Personal Story

Terence Watts

terence
I’m 83 years old, a Fellow of the Royal Society of Medicine, A Member of the City & Guilds Institute and a Freeman of the City of London. I’ve not got around to retiring yet and teach psychologists around the world via an online platform.

Pernicious Anaemia (PA) crept up on me stealthily at the beginning of 2013, but the symptoms were atypical. I had just an increasing sense of being unwell, a cloud of depression (which was very unusual for me) and a feeling that I was somehow disconnected from my usual self.

My wife and others decided it was ‘burnout’ after working too hard and too long, and though I disagreed with that, I couldn’t define what was wrong. Luckily, I already had a health check booked and when the results came back it showed that my B12 levels were low, and I might be at risk of developing PA.

My doctor disagreed, refused blood tests, and diagnosed age-related depression. Because of the brain fog and memory problems at the time, I only have a jumbled recollection of taking some oral B12, feeling fantastically well, the supplementation gradually failing to work over a few months, more visits to the doctor, more refusal for tests, and increasing depression. And as a psychotherapist, I now knew this was definitely not like any form of depression I had encountered over the years, having worked in the field of psychological therapy since 1989.

By now, I certain I was dying, though I still had no physical symptoms apart from a very slight tingling sensation on the outer two fingers of my right hand, and occasional spells of violent tremors in the back of my thighs which would last for twenty minutes or so. Another visit to my doctor ended with me being told to stop self-diagnosing, that the evident ridges on my fingernails meant nothing, there would be no tests, and I should listen to those who knew medicine.

I’ve never been good at being told what to do, so I arranged a consultation with a gastroenterologist at a private hospital. It wasn’t long, though, before he said my symptoms were not like any form of PA he had ever encountered and there was nothing he could advise, indicating that he thought I had a psychological problem rather than PA. But by now, I had the bit between my teeth and so arranged a blood test for the following week at the same hospital.

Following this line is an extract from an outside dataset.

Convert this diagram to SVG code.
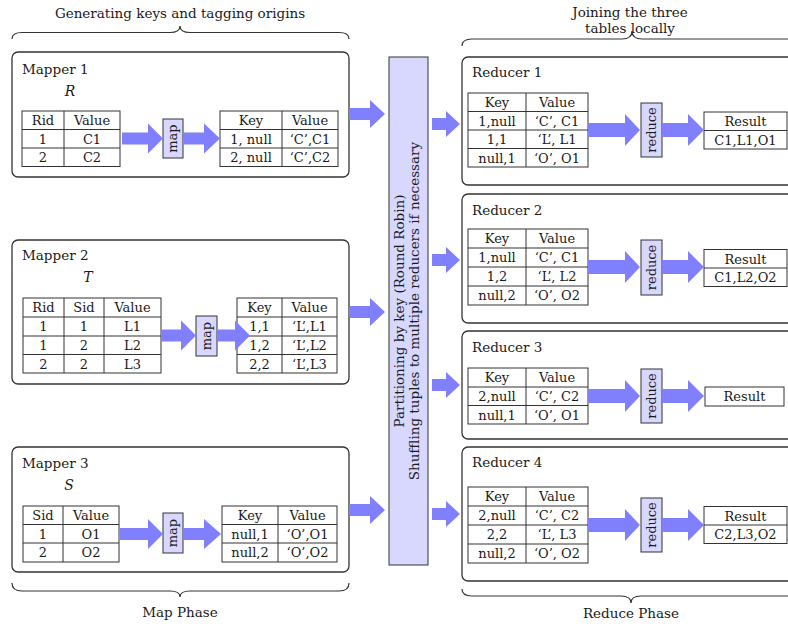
<svg xmlns="http://www.w3.org/2000/svg" width="788" height="624" viewBox="0 0 788 624">
<style>
text{font-family:"DejaVu Serif","Liberation Serif",serif;fill:#1a1a1a}
.t{font-size:13px;text-anchor:middle}
.lbl{font-size:13.5px}
.ttl{font-size:13.5px;text-anchor:middle}
.it{font-size:14px;font-style:italic}
.box{fill:#fff;stroke:#333;stroke-width:1.3}
.tbl{fill:#fff;stroke:#333;stroke-width:1}
.ln{fill:none;stroke:#333;stroke-width:1}
.arw{fill:#8080ff}
.op{fill:#d8d8ff;stroke:#333;stroke-width:1}
.brace{fill:none;stroke:#333;stroke-width:1.2}
</style>
<rect width="788" height="624" fill="#fff"/>

<g id="annotations">
<text class="ttl" x="180" y="18">Generating keys and tagging origins</text>
<path class="brace" d="M12,39 Q12,32.5 22,32.5 L170,32.5 Q180,32.5 180,26 Q180,32.5 190,32.5 L339,32.5 Q349,32.5 349,39"/>
<text class="ttl" x="630" y="17">Joining the three</text>
<text class="ttl" x="630" y="33">tables locally</text>
<path class="brace" d="M462,46 Q462,39 472,39 L622,39 Q632,39 632,31 Q632,39 642,39 L800,39"/>
<path class="brace" d="M12,583 Q12,591 22,591 L170,591 Q180,591 180,597 Q180,591 190,591 L339,591 Q349,591 349,583"/>
<text class="ttl" x="180" y="617">Map Phase</text>
<path class="brace" d="M462,589 Q462,596 472,596 L621,596 Q631,596 631,603 Q631,596 641,596 L800,596"/>
<text class="ttl" x="631" y="618">Reduce Phase</text>
</g>

<g id="mapper1">
<rect class="box" x="12" y="52" width="337" height="125" rx="6"/>
<text class="lbl" x="22" y="74">Mapper 1</text>
<text class="it" x="70" y="96" text-anchor="middle">R</text>
<rect class="tbl" x="22" y="111" width="98" height="55.5"/>
<path class="ln" d="M22,129.5H120M22,148H120M64,111V166.5"/>
<text class="t" x="43" y="125">Rid</text><text class="t" x="92" y="125">Value</text>
<text class="t" x="43" y="143.5">1</text><text class="t" x="92" y="143.5">C1</text>
<text class="t" x="43" y="162">2</text><text class="t" x="92" y="162">C2</text>
<rect class="op" x="163" y="119" width="20" height="39"/>
<text class="t" transform="translate(173,138.5) rotate(-90)" y="4">map</text>
<rect class="tbl" x="220" y="111" width="118" height="55.5"/>
<path class="ln" d="M220,129.5H338M220,148H338M282,111V166.5"/>
<text class="t" x="251" y="125">Key</text><text class="t" x="310" y="125">Value</text>
<text class="t" x="251" y="143.5">1, null</text><text class="t" x="310" y="143.5">‘C’,C1</text>
<text class="t" x="251" y="162">2, null</text><text class="t" x="310" y="162">‘C’,C2</text>
</g>

<g id="mapper2">
<rect class="box" x="12" y="240" width="337" height="144" rx="6"/>
<text class="lbl" x="22" y="260">Mapper 2</text>
<text class="it" x="88" y="282" text-anchor="middle">T</text>
<rect class="tbl" x="23" y="298" width="138" height="75"/>
<path class="ln" d="M23,317H161M23,336H161M23,354.5H161M64,298V373M104,298V373"/>
<text class="t" x="43.5" y="312">Rid</text><text class="t" x="84" y="312">Sid</text><text class="t" x="132.5" y="312">Value</text>
<text class="t" x="43.5" y="331">1</text><text class="t" x="84" y="331">1</text><text class="t" x="132.5" y="331">L1</text>
<text class="t" x="43.5" y="350">1</text><text class="t" x="84" y="350">2</text><text class="t" x="132.5" y="350">L2</text>
<text class="t" x="43.5" y="368.5">2</text><text class="t" x="84" y="368.5">2</text><text class="t" x="132.5" y="368.5">L3</text>
<rect class="op" x="196" y="316" width="21" height="40"/>
<text class="t" transform="translate(206.5,336) rotate(-90)" y="4">map</text>
<rect class="tbl" x="237" y="298" width="100" height="75"/>
<path class="ln" d="M237,317H337M237,336H337M237,354.5H337M282,298V373"/>
<text class="t" x="259.5" y="312">Key</text><text class="t" x="309.5" y="312">Value</text>
<text class="t" x="259.5" y="331">1,1</text><text class="t" x="309.5" y="331">‘L’,L1</text>
<text class="t" x="259.5" y="350">1,2</text><text class="t" x="309.5" y="350">‘L’,L2</text>
<text class="t" x="259.5" y="368.5">2,2</text><text class="t" x="309.5" y="368.5">‘L’,L3</text>
</g>

<g id="mapper3">
<rect class="box" x="12" y="447" width="337" height="125" rx="6"/>
<text class="lbl" x="22" y="468">Mapper 3</text>
<text class="it" x="69" y="490" text-anchor="middle">S</text>
<rect class="tbl" x="23" y="506" width="96" height="56"/>
<path class="ln" d="M23,524.5H119M23,543H119M63,506V562"/>
<text class="t" x="43" y="520">Sid</text><text class="t" x="91" y="520">Value</text>
<text class="t" x="43" y="538.5">1</text><text class="t" x="91" y="538.5">O1</text>
<text class="t" x="43" y="557">2</text><text class="t" x="91" y="557">O2</text>
<rect class="op" x="163" y="513" width="20" height="40"/>
<text class="t" transform="translate(173,533) rotate(-90)" y="4">map</text>
<rect class="tbl" x="222" y="506" width="115" height="56"/>
<path class="ln" d="M222,524.5H337M222,543H337M278,506V562"/>
<text class="t" x="250" y="520">Key</text><text class="t" x="307.5" y="520">Value</text>
<text class="t" x="250" y="538.5">null,1</text><text class="t" x="307.5" y="538.5">‘O’,O1</text>
<text class="t" x="250" y="557">null,2</text><text class="t" x="307.5" y="557">‘O’,O2</text>
</g>

<g id="shuffle">
<rect class="op" x="389" y="57" width="39" height="508"/>
<g transform="translate(408.5,311) rotate(-90)">
<text class="ttl" x="0" y="-4.5">Partitioning by key (Round Robin)</text>
<text class="ttl" x="0" y="10.5">Shuffling tuples to multiple reducers if necessary</text>
</g>
</g>

<g id="reducer1">
<rect class="box" x="462" y="57" width="340" height="128" rx="6"/>
<text class="lbl" x="472" y="77">Reducer 1</text>
<rect class="tbl" x="468" y="93" width="120" height="74"/>
<path class="ln" d="M468,111.5H588M468,130H588M468,148.5H588M526,93V167"/>
<text class="t" x="497" y="107">Key</text><text class="t" x="557" y="107">Value</text>
<text class="t" x="497" y="125.5">1,null</text><text class="t" x="557" y="125.5">‘C’, C1</text>
<text class="t" x="497" y="144">1,1</text><text class="t" x="557" y="144">‘L’, L1</text>
<text class="t" x="497" y="162.5">null,1</text><text class="t" x="557" y="162.5">‘O’, O1</text>
<rect class="op" x="641" y="103" width="21" height="54"/>
<text class="t" transform="translate(651.5,130) rotate(-90)" y="4.5">reduce</text>
<rect class="tbl" x="704" y="112" width="83" height="37"/>
<path class="ln" d="M704,130.5H787"/>
<text class="t" x="745.5" y="126">Result</text>
<text class="t" x="745.5" y="144.5">C1,L1,O1</text>
</g>

<g id="reducer2">
<rect class="box" x="462" y="194" width="340" height="129" rx="6"/>
<text class="lbl" x="472" y="215">Reducer 2</text>
<rect class="tbl" x="468" y="229" width="120" height="76"/>
<path class="ln" d="M468,248H588M468,267H588M468,286H588M526,229V305"/>
<text class="t" x="497" y="243">Key</text><text class="t" x="557" y="243">Value</text>
<text class="t" x="497" y="262">1,null</text><text class="t" x="557" y="262">‘C’, C1</text>
<text class="t" x="497" y="281">1,2</text><text class="t" x="557" y="281">‘L’, L2</text>
<text class="t" x="497" y="300">null,2</text><text class="t" x="557" y="300">‘O’, O2</text>
<rect class="op" x="641" y="240" width="21" height="55"/>
<text class="t" transform="translate(651.5,267.5) rotate(-90)" y="4.5">reduce</text>
<rect class="tbl" x="704" y="249.5" width="83" height="37"/>
<path class="ln" d="M704,268H787"/>
<text class="t" x="745.5" y="263.5">Result</text>
<text class="t" x="745.5" y="282">C1,L2,O2</text>
</g>

<g id="reducer3">
<rect class="box" x="462" y="331" width="340" height="108" rx="6"/>
<text class="lbl" x="472" y="352">Reducer 3</text>
<rect class="tbl" x="468" y="368" width="120" height="56"/>
<path class="ln" d="M468,387H588M468,405.5H588M526,368V424"/>
<text class="t" x="497" y="382">Key</text><text class="t" x="557" y="382">Value</text>
<text class="t" x="497" y="401">2,null</text><text class="t" x="557" y="401">‘C’, C2</text>
<text class="t" x="497" y="419.5">null,1</text><text class="t" x="557" y="419.5">‘O’, O1</text>
<rect class="op" x="641" y="369" width="21" height="54"/>
<text class="t" transform="translate(651.5,396) rotate(-90)" y="4.5">reduce</text>
<rect class="tbl" x="705" y="387" width="79" height="19"/>
<text class="t" x="744.5" y="401">Result</text>
</g>

<g id="reducer4">
<rect class="box" x="462" y="447" width="340" height="134" rx="6"/>
<text class="lbl" x="472" y="467">Reducer 4</text>
<rect class="tbl" x="468" y="487" width="120" height="76"/>
<path class="ln" d="M468,506H588M468,525H588M468,544H588M526,487V563"/>
<text class="t" x="497" y="501">Key</text><text class="t" x="557" y="501">Value</text>
<text class="t" x="497" y="520">2,null</text><text class="t" x="557" y="520">‘C’, C2</text>
<text class="t" x="497" y="539">2,2</text><text class="t" x="557" y="539">‘L’, L3</text>
<text class="t" x="497" y="558">null,2</text><text class="t" x="557" y="558">‘O’, O2</text>
<rect class="op" x="641" y="498" width="21" height="54"/>
<text class="t" transform="translate(651.5,525) rotate(-90)" y="4.5">reduce</text>
<rect class="tbl" x="704" y="506.5" width="83" height="37"/>
<path class="ln" d="M704,525H787"/>
<text class="t" x="745.5" y="520.5">Result</text>
<text class="t" x="745.5" y="539">C2,L3,O2</text>
</g>

<g id="connectors">
<polygon class="arw" points="122,132.5 148,132.5 148,123.5 163,138.5 148,153.5 148,144.5 122,144.5"/>
<polygon class="arw" points="183,132.5 204,132.5 204,123.5 220,138.5 204,153.5 204,144.5 183,144.5"/>
<polygon class="arw" points="161,329.5 181,329.5 181,320.5 196,335.5 181,350.5 181,341.5 161,341.5"/>
<polygon class="arw" points="217,329.5 235,329.5 235,320.5 250,335.5 235,350.5 235,341.5 217,341.5"/>
<polygon class="arw" points="120,528 148,528 148,519 163,534 148,549 148,540 120,540"/>
<polygon class="arw" points="183,528 204,528 204,519 221,534 204,549 204,540 183,540"/>
<polygon class="arw" points="349,108 370,108 370,100 385,114 370,128 370,120 349,120"/>
<polygon class="arw" points="349,306 370,306 370,298 385,312 370,326 370,318 349,318"/>
<polygon class="arw" points="349,504 370,504 370,496 385,510 370,524 370,516 349,516"/>
<polygon class="arw" points="432,118 446,118 446,111 460,124 446,137 446,130 432,130"/>
<polygon class="arw" points="432,254 446,254 446,247 460,260 446,273 446,266 432,266"/>
<polygon class="arw" points="432,379 446,379 446,372 460,385 446,398 446,391 432,391"/>
<polygon class="arw" points="432,508 446,508 446,501 460,514 446,527 446,520 432,520"/>
<polygon class="arw" points="588,123 625,123 625,114 640,130 625,146 625,137 588,137"/>
<polygon class="arw" points="662,123 688,123 688,114 704,130 688,146 688,137 662,137"/>
<polygon class="arw" points="588,260 625,260 625,251 640,267 625,283 625,274 588,274"/>
<polygon class="arw" points="662,260 688,260 688,251 704,267 688,283 688,274 662,274"/>
<polygon class="arw" points="588,389 625,389 625,380 640,396 625,412 625,403 588,403"/>
<polygon class="arw" points="662,389 688,389 688,380 704,396 688,412 688,403 662,403"/>
<polygon class="arw" points="588,518 625,518 625,509 640,525 625,541 625,532 588,532"/>
<polygon class="arw" points="662,518 688,518 688,509 704,525 688,541 688,532 662,532"/>
</g>
</svg>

The results came back positive for both IF and PC antibodies, and the consultant wrote a letter to the doctor stating that I needed vitamin B12 injections for life (which was quite satisfying, though I never did go back to that particular doctor.)

I decided instead to hang the expense and see a private GP, who delivered loading doses and also taught me how to self-inject – and I was astounded how quickly I started to feel like my usual self again. So, I was one of the lucky ones, since it was only around 9 months from the onset of symptoms to the beginning of treatment, and treatment which worked almost immediately at that. There was a minor setback in that I quickly discovered that Hydroxocobalamin just doesn’t work for me, so I have to use Cyanocobalamin, and I also discovered that I need to inject every other day if I am not to start feeling profoundly depressed again.
I joined the PAS in June 2016 and was hugely impressed with the wealth of information and help provided there, though I must guiltily admit to never really getting as involved as I could, my excuse being that 83 I maybe, but I still work over fifty hours a week.

Now, the PA is under control, and I have no permanent damage, though I do have to cope with eczema and psoriasis, as well as issues with cortisol – all autoimmune of course and all manageable. Overall, I certainly feel well enough to continue teaching psychology professionals around the world, which provides a focal point on something far more interesting than the PA!

Your psychological approach to the illness is important and finding something to get engrossed in will definitely make you feel better! It doesn’t matter whether or not you’re good at it (I’m learning to play the keyboard and I’m rubbish at it!) as long as it gives you an alternative point of focus. Writing short stories or books is also brilliant (I’ve done that too). If PA is the major focal point in your life, it will drag you down… so, make something else important and the PA loses power – and as a psychotherapist, who has worked with PA sufferers, I can promise you that is a fact!